▶ _Data rows_
━━━
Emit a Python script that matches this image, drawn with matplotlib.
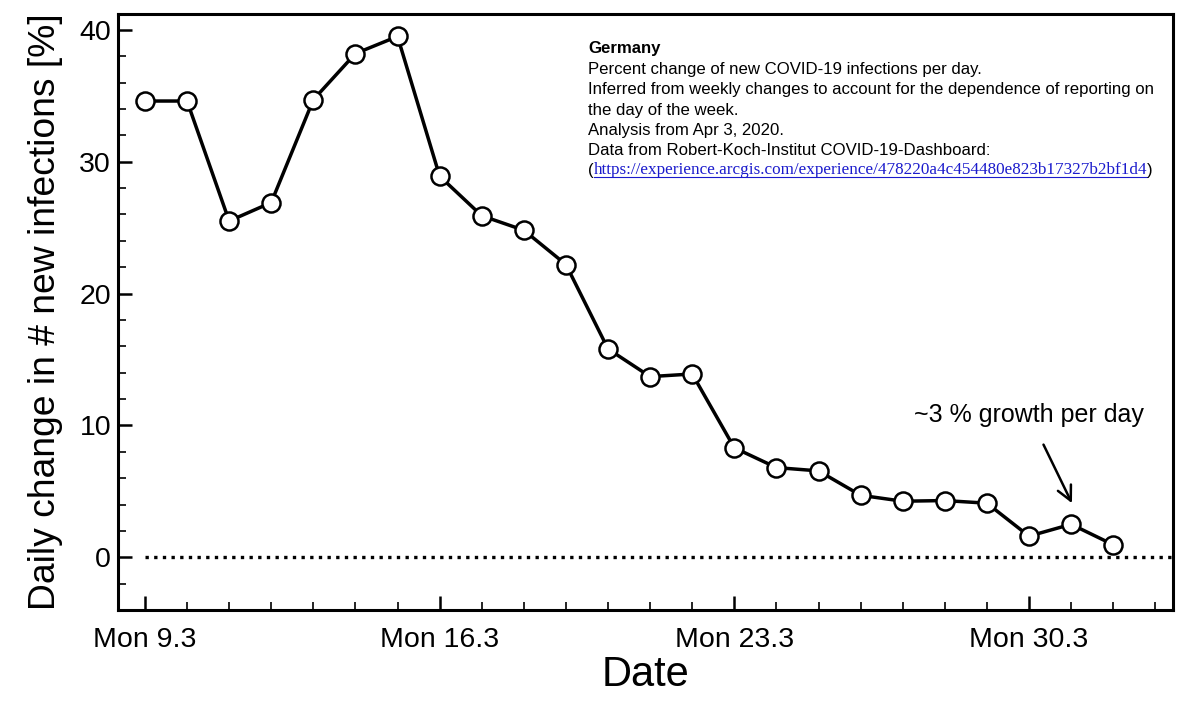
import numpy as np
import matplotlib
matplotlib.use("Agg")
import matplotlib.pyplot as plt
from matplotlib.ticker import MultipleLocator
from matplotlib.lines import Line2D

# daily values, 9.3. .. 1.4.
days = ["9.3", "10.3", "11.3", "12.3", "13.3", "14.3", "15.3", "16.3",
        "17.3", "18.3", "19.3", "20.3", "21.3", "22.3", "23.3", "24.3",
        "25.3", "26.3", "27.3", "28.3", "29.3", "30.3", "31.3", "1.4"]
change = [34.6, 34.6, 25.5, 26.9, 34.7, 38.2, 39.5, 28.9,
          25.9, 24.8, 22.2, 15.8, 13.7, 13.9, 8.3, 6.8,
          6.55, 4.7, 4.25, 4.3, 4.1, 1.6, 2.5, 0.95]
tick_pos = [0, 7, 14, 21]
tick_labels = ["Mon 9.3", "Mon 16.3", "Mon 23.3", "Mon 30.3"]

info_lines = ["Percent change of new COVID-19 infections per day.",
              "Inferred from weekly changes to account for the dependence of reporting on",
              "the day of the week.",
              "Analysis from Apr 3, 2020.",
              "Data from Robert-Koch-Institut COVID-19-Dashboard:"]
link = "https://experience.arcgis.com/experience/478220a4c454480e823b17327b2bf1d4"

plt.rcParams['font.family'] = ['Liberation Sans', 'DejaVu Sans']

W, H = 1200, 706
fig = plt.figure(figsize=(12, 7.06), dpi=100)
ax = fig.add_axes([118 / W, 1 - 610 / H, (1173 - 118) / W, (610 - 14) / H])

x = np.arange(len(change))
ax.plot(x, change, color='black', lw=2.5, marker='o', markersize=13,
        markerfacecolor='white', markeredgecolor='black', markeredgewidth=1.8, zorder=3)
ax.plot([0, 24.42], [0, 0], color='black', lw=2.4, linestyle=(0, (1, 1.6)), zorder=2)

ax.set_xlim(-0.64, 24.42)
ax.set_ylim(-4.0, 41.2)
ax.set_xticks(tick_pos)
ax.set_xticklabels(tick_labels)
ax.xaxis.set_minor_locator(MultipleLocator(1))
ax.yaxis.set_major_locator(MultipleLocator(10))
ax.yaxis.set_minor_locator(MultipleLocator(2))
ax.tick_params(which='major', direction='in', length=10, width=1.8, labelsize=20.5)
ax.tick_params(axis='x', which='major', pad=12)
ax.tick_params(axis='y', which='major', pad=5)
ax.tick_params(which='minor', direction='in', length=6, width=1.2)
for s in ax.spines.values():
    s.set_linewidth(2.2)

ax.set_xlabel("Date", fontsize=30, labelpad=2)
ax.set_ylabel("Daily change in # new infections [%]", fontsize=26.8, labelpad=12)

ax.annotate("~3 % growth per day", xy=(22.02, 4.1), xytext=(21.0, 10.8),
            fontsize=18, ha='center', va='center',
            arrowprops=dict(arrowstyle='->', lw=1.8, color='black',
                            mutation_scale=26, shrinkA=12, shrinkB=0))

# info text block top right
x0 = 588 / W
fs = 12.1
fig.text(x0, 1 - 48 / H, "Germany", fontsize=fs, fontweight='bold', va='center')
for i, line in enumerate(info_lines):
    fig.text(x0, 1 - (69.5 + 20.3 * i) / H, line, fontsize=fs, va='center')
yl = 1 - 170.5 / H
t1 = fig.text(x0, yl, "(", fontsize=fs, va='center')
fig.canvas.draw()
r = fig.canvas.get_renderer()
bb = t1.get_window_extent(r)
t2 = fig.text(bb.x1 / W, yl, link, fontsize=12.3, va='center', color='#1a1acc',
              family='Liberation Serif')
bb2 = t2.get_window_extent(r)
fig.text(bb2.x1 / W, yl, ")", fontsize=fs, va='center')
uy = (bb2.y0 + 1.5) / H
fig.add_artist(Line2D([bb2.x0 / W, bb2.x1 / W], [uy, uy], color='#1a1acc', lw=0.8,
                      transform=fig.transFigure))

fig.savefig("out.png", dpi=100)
━━━
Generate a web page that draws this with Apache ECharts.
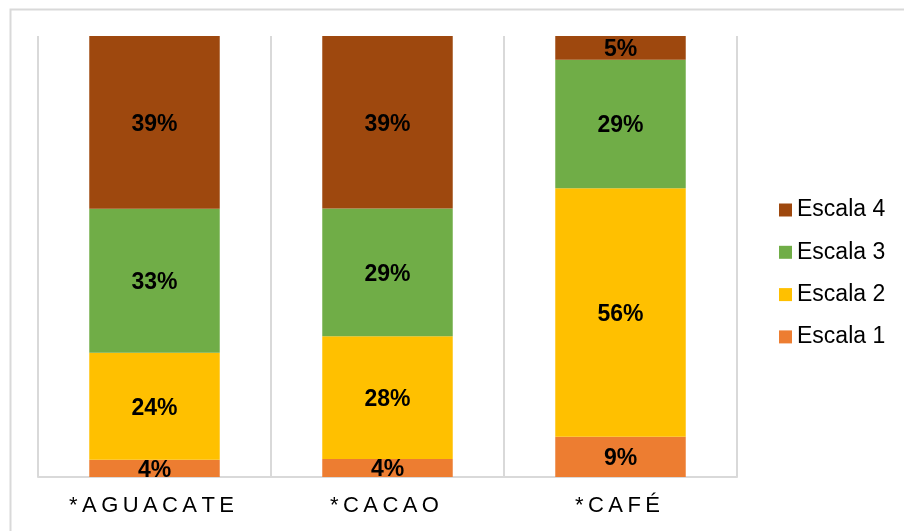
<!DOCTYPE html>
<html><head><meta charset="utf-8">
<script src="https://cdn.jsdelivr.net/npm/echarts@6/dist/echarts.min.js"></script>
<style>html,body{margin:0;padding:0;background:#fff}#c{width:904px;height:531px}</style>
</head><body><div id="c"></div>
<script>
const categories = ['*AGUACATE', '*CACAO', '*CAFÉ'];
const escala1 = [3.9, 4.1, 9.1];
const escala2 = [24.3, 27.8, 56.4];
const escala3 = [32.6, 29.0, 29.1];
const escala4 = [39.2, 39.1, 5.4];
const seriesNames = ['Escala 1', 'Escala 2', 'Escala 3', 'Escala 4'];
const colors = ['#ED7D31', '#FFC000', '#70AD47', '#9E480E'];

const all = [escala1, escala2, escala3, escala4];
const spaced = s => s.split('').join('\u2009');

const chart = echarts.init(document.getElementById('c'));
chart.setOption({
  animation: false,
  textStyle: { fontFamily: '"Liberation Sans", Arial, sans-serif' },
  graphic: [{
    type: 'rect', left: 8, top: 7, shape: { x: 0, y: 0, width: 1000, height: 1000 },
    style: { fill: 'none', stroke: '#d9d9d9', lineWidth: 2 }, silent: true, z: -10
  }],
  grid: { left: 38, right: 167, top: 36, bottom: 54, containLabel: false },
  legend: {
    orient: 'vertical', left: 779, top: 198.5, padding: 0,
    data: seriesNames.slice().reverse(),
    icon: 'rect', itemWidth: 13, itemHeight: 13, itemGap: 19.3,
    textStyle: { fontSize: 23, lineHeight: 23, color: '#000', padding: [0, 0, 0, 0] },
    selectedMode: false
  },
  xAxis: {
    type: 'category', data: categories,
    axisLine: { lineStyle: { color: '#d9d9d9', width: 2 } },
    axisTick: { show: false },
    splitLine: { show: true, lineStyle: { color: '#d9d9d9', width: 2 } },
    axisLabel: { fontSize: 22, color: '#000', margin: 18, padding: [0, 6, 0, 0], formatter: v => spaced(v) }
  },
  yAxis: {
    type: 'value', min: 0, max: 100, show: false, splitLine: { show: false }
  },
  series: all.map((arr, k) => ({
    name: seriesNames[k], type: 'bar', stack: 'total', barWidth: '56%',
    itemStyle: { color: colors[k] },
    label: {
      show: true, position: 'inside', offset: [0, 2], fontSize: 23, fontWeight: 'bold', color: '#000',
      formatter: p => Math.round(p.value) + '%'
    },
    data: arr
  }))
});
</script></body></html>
━━━
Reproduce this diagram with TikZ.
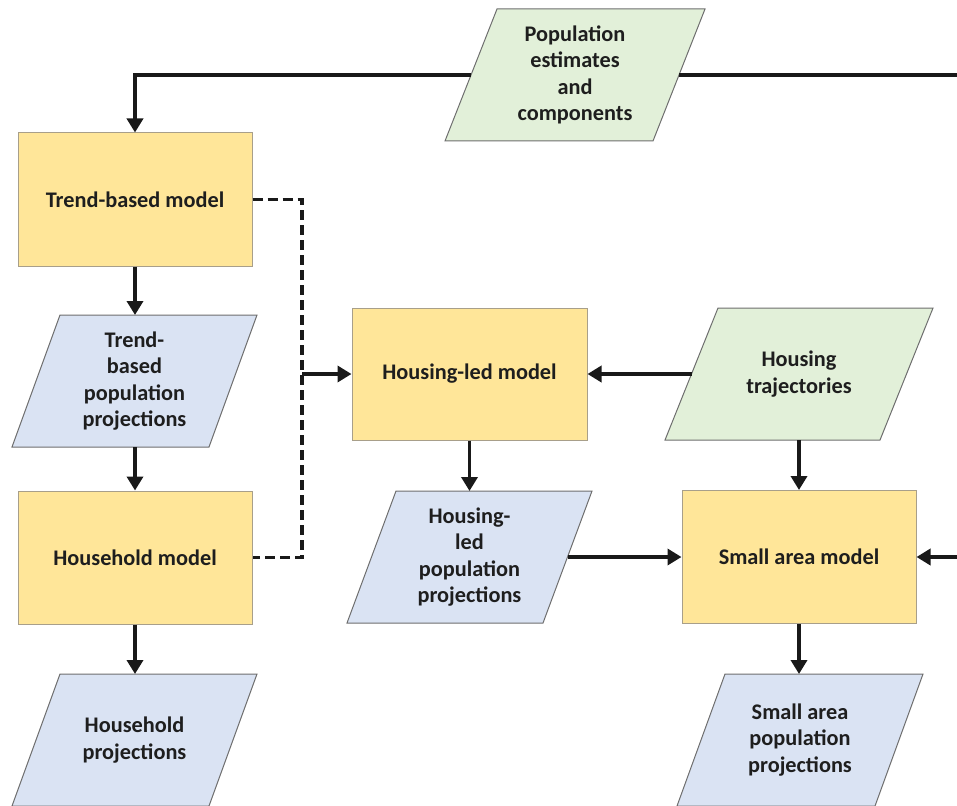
━━━
▶ _What is being asked_
Within the records above, how many lines include the word "matplotlib"? State the number by itself.

▶ _Correct output_
6